My Aunt Ronnie once said to me, “If you’re so smart, how come you ain’t rich?”
It took me by surprise. I may have inherited my father’s air of intellectual loftiness but I never thought of myself as a snob.
The years have disabused me of the notion I’m smart.
I still don’t know what existentialism is.
I know, “Israel is in the midst of an existential crisis,” but, though I’ve read and digested Sartre and Dostoyevsky and Nietzsche, which might have helped, I still have no idea what existentialism as a philosophy is. I took Existentialism at Columbia and was asked to read Husserl, Heidegger, and Kierkegaard. Hieroglyphics. Even if I weren’t stoned and had plowed through that impossibility of words, I would have got the F that stained my GPA for life.
Writer Bob Gitlin in his office, where he pretends he’s smart.
I never use “existentialism” in writing, except here, to explain I don’t know what it means. I think it means there’s no God, we make our own meanings slogging through the absurdity of life. But I’m not sure.
It doesn’t matter. I spend too much time up in my head anyway.
I blogged about Zadie Smith. I wonder if anybody read it. Oh, I know people are busy with family this time of year. But still. Too esoteric, too eggheady? People seem to read the ones where I talk about my working class life. Maybe I need to go back to work at Safeway to have material.
But maybe not. I drove the deli manager crazy with my “Should I do it this way, or that?” hair-splittings when he gave me jobs to do. He would respond, through gritted teeth, “Do it one way or the other way. Just do it.” Good thing I ran my ass off the way I did, got good at making sandwiches, and curtailed that habit or he might have fired me straightaway for driving him bonkers.
I had learned somewhat of a lesson about overthinking, which does not make you smarter but rather dulls the learning mechanism.
Several years ago, my white-collar life having collapsed, I worked a brief, unhappy stint at Dillard’s. The lady who ran the dock crew got rid of me for driving her nuts with all my questions. She devised a ruse, saying I’d missed part of the procedure for cleaning rest rooms, though that was the one thing there I did right. But she needed a liability-proof document whereby she could let me know she didn’t want me around. She prayed I’d quit so she didn’t have to fire me and confront the possibility of her bosses mad at her because of having to pay me unemployment. I did the right thing and put in my two weeks.
Someone that worked for her, who’d been forced into helping her grease the skids for me, told me my last day, “I’m sorry. I thought you would have worked out.” But I don’t blame that crew boss. She’d tried everything, including giving me the job of sending packages out on Federal Express, something easy. I drove her nuts making her repeat directions.
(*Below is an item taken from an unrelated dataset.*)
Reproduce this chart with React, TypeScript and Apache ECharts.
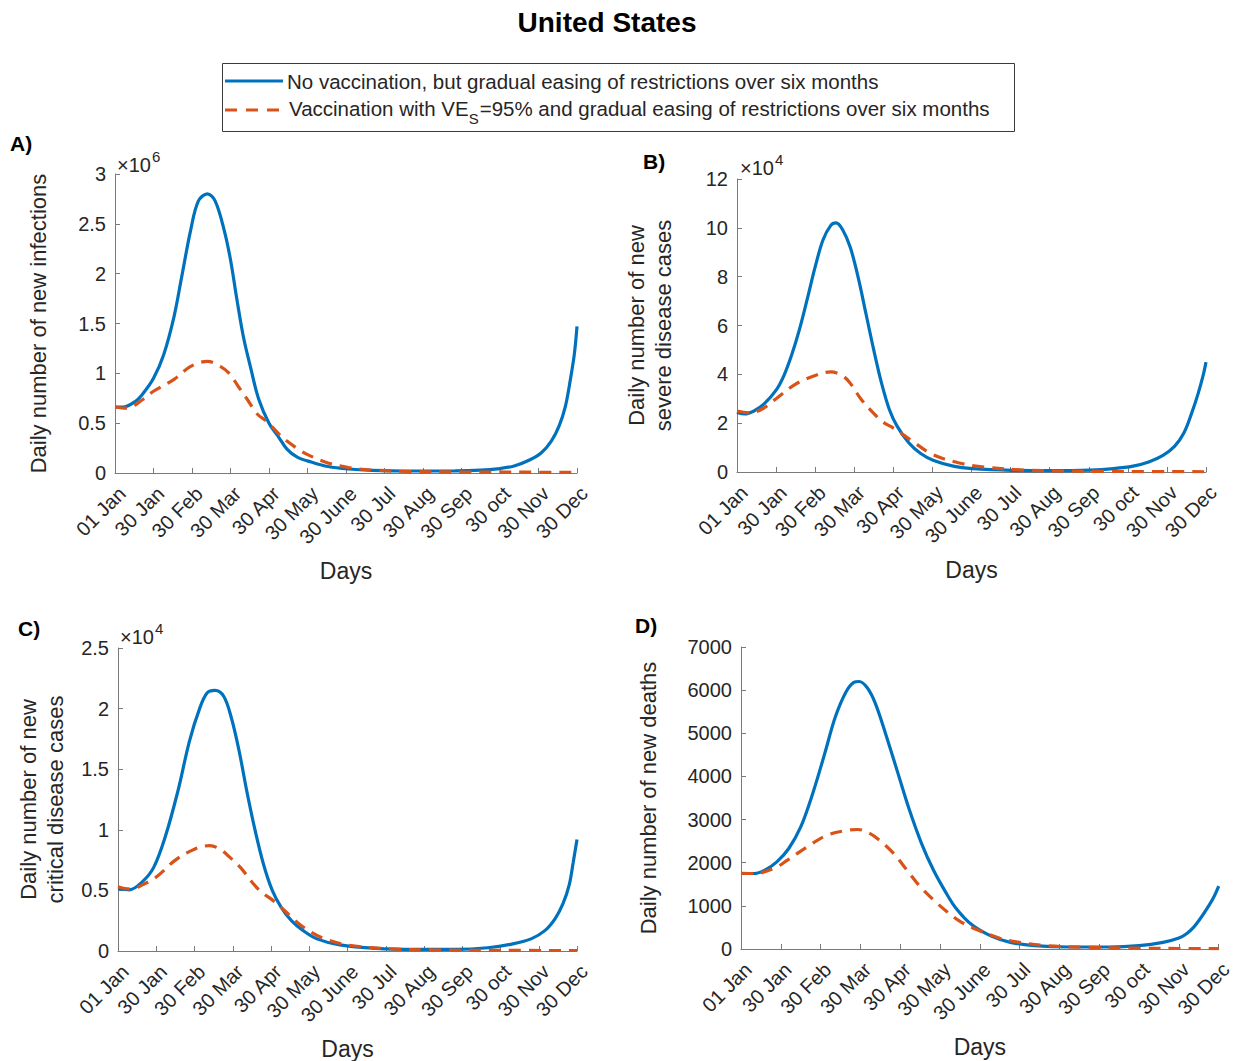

I guess I wasn’t into it. I had thought myself a luftmensch, someone who’d make a living with his intellect, like my dad. When I soured on my writing career I became a teacher. When I soured on my teaching career I became a grunt. A grunt suffering a plague of cogitation. I have a history of this. I still drive my wife nuts overthinking things.
There’s much to wonder or even worry about, I suppose. Like what am I going to do in “retirement”? What are my hobbies and interests? I’m not too handy. Not gonna be buying old cars and putting in engines.
But I do what I can.
Contented with each other: wife and dog. A lesson in life.
A drawing class at the community college might revive an interest in art that saw me through five years of high school classes.
I never waffled on this decision. When I ran into a snag with the registration, unable to get up onto their site, having to run home for my Social Security card, Barb thought I’d say fuck it and give up. Nope. Class starts January.
An adventure. That’s what my retirement needs.
And, yes, I’m still blogging.
Nobody read about Zadie Smith, including another eye-rolling invocation of how I met Ken Kesey. Live with it. And let that poor man rest in peace, Bob. His fame won’t rub off on you. Seventy is a good age to learn this.
But that’s no reason to stop writing. You have to have the guts to put yourself out there and fail. You have to risk sucking.
My sister Lisa once licked one of my many wounds over the phone. I guess I was getting all angsty. Memorably, she told me, “Life is for learning.” I was agonizing about some stupid, shameful thing I’d done that people knew about. I dragged it around long after everybody else might have forgotten.
It all seems to be drifting away, the ego-driven mania for worrying. Maybe some of the self-involvement resulted from not having kids. I suppose caring for a wife and a dog redeem me somewhat.
OK, so the latest post was a little jumbled. So sue me. I contemplated cutting off my nose to spite my face, and not blogging anymore. I’ll show them. But that in itself were vanity, n’est-ce pas? I’ll just try again and try to do better, work more honestly, be simpler.
Merry Christmas, and a Happy New Year.
Scout and our neighbor’s dog Zeva sure know how to have fun.